1. Why does Fraser choose to use a second-person narrative voice to recount her personal experiences? Does this effectively draw the reader into her personal experiences? How does it affect the reader’s ability to relate to or sympathize with her?
2. How does the epigraph from Boccaccio’s Decameron relate to An Italian Affair?
3. Fraser peppers her story with comparisons between American and Italian men. For instance, she writes, “Italian men, unlike American men, like to flirt even when there’s no chance of any tangible outcome” [p. 64]. In Fraser’s experiences, how do American, Italian, and Parisian men differ in their treatment of and relations with women? Are her criticisms of American men legitimate?
4. As the year during which her ex-husband, Jon, left her comes to a close, Fraser celebrates her progress from depression to the “up-and-about phase” of recovery [p. 58]. What is this recovery process like for Fraser? Does her conversation with Jon in the epilogue [pp. 224–6] bring satisfying closure to her marriage?
5. Referring to the professor, Fraser comments that it is good for her to be in a relationship with someone whose “defects you see but don’t criticize” [p. 217]. Does she learn to apply this lesson in her other relationships, or is that impossible? How would Fraser compare the professor’s defects to Jon’s? Would this be a fair comparison? How might Fraser’s appreciation for the professor be affected if he lived in San Francisco?
6. If Fraser were asked at the beginning of her affair with the professor why her marriage ended, how might she respond? Would she have a different answer if she were asked at the conclusion of her affair? What does each relationship teach Fraser about herself?
7. Is Fraser successful in keeping her growing feelings for the professor in check? Does she prevent herself from falling in love with him? Does Fraser have reason to believe that he is also holding feelings back? How do these checks and balances between the heart and the mind affect a relationship?
8. How is Fraser’s appreciation of San Francisco enhanced by the professor’s visit? If San Francisco can be interpreted as a metaphor for Fraser herself, is the professor’s visit a turning point in Fraser’s voyage of emotional self-recovery?

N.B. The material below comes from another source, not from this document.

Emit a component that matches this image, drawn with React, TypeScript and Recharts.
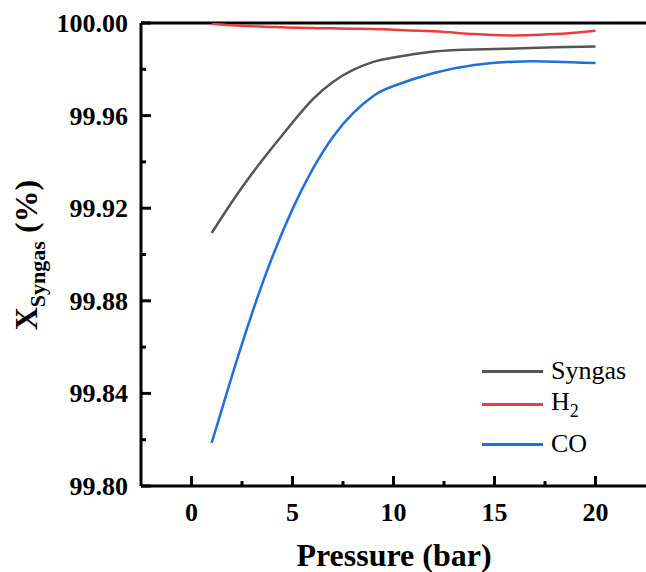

9. According to the professor, “The problem with Americans . . . is they think a little affair will destroy a marriage. How can they be so claustrophobic? It puts far too much pressure on the marriage. That’s what will ruin a marriage” [p. 36]. How does Fraser’s experience in An Italian Affair cause her to reexamine her views on divorce and marriage and the rules and boundaries that govern each institution? Are the reader’s opinions affected? Are you inclined to judge Fraser favorably or unfavorably? What about Jon or the professor?
10. Compare Fraser’s feelings as a female traveling alone to Ischia [p. 22] with her arrival alone in Morocco [p. 208]. Does her confidence as a lone female traveler evolve over the course of her memoir?
11. Fraser describes her everyday life in San Francisco between the descriptions of her travels, but the reader learns of the particulars of her romantic history as Fraser updates the professor each time they are reunited. Does viewing Fraser’s dating experiences through the eyes of the professor affect the reader’s interpretation of them? Does it affect the reader’s opinion of Fraser?
12. Fraser captures the atmosphere of her travels through language and imagery that appeal to the senses of sight, smell, and taste. Which place did Fraser appear to enjoy the most and why? What spot was most enticing to you and why?
13. What are Fraser’s standards for “la bella vita” [pp. 9, 207, and 220]?
14. How do Fraser’s friendships with women sustain her in ways that her friendships with men do not?
15. Why is the book called An Italian Affair? How does the fact that the professor and Fraser don’t speak each other’s native languages change their relationship? How does speaking Italian together affect their intimacy?